→ **INSTRUCTIONS FOR THE TASK**: Restate exactly the lines of the entries below, beginning with the first and ending with the line that holds "single_y = [0.284, 0.300, 0.301, 0.304, 0.308, 0.314, 0.300]". Pictures are not copied.

→ **DATASET**:
☆ ☆ ☆
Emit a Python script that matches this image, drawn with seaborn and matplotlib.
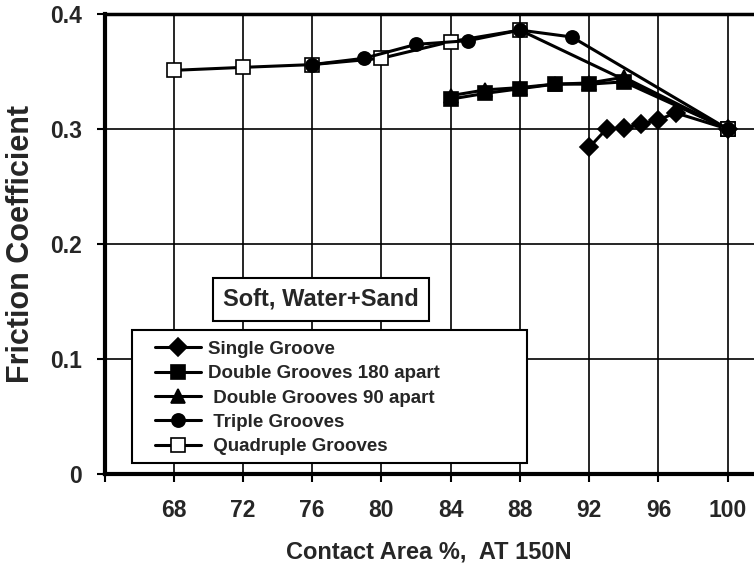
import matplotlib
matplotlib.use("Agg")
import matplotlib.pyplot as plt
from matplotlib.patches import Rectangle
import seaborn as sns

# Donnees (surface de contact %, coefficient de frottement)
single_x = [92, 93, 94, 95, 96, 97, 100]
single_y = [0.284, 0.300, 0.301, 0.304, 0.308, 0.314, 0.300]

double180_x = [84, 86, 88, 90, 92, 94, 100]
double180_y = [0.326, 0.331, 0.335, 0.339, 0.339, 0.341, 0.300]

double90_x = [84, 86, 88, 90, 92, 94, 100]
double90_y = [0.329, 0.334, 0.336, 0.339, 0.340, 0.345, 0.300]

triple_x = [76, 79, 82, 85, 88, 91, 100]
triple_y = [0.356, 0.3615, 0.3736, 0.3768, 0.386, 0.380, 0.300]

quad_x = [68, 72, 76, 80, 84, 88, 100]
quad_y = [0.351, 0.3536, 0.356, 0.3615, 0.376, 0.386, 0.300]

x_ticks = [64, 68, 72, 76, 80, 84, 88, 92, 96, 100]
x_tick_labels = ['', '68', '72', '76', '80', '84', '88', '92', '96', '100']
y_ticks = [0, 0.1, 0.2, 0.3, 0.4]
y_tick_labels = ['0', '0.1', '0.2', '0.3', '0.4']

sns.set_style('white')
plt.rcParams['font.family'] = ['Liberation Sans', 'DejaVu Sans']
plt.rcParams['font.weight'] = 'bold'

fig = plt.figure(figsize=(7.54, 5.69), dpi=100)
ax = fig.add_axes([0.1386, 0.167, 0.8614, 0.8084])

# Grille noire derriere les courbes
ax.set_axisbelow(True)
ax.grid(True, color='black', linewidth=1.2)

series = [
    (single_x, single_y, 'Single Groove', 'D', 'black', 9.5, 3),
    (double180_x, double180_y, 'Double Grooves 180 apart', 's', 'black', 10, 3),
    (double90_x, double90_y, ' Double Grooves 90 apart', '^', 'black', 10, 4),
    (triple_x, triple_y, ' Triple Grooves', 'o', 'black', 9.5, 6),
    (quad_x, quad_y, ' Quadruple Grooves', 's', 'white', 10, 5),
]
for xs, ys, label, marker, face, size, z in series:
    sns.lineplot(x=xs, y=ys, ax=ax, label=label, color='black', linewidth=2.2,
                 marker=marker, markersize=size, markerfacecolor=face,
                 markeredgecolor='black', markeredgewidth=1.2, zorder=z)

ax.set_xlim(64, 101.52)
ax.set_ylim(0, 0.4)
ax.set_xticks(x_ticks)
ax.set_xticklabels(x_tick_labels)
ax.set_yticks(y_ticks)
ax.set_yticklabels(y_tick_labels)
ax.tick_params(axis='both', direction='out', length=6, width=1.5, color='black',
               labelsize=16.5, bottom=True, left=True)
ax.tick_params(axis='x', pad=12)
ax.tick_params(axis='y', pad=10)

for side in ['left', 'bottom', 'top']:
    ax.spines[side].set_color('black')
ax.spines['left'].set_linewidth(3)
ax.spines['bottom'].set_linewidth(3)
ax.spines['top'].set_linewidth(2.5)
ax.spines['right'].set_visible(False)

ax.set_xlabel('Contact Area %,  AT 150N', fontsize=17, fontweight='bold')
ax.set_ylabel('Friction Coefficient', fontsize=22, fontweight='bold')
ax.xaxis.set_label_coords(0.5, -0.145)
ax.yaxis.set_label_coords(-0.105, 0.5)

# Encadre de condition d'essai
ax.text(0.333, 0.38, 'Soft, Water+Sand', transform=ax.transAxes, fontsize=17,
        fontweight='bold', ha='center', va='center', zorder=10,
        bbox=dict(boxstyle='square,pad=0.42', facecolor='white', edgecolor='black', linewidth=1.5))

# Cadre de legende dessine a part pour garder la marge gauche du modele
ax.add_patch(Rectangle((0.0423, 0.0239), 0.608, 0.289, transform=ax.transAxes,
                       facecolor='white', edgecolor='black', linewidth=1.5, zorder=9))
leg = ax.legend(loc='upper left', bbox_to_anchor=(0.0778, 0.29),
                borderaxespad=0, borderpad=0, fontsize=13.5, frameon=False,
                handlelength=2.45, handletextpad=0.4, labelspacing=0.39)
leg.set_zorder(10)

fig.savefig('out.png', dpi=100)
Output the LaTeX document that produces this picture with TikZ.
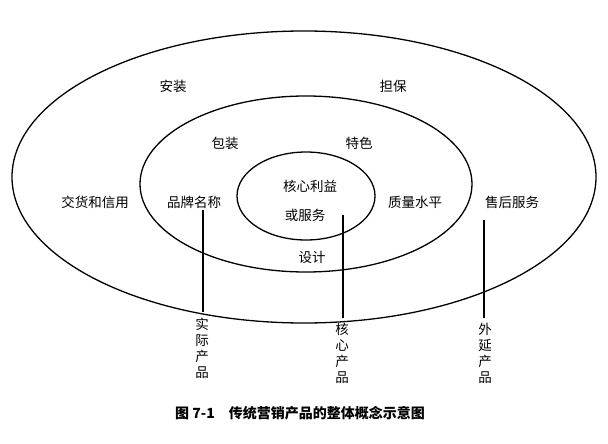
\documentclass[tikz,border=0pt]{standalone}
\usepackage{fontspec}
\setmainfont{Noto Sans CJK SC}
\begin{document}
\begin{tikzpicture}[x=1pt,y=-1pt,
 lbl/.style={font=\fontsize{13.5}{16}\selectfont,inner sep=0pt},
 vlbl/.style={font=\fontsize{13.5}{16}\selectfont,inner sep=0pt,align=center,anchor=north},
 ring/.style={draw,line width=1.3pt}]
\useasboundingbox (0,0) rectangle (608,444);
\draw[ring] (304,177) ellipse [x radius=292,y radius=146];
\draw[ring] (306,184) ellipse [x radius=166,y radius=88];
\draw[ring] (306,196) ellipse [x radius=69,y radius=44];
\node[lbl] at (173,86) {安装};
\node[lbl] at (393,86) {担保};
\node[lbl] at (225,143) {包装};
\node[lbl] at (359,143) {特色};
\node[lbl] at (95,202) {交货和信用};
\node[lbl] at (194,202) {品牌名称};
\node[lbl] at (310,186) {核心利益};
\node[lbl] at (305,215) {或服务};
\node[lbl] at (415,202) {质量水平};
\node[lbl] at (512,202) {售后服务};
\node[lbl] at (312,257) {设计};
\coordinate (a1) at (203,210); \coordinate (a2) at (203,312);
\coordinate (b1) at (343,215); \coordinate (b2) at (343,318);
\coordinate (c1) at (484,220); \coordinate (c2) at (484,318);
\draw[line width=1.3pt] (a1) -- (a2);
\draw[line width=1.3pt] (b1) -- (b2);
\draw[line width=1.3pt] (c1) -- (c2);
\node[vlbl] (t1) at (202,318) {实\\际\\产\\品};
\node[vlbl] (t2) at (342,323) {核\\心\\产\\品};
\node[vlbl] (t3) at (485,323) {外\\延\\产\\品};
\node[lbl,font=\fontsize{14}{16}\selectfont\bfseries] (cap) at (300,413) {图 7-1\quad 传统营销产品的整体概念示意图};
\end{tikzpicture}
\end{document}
☆ ☆ ☆
→ **OUTPUT OF THE EXERCISE**:
Emit a Python script that matches this image, drawn with seaborn and matplotlib.
import matplotlib
matplotlib.use("Agg")
import matplotlib.pyplot as plt
from matplotlib.patches import Rectangle
import seaborn as sns

# Donnees (surface de contact %, coefficient de frottement)
single_x = [92, 93, 94, 95, 96, 97, 100]
single_y = [0.284, 0.300, 0.301, 0.304, 0.308, 0.314, 0.300]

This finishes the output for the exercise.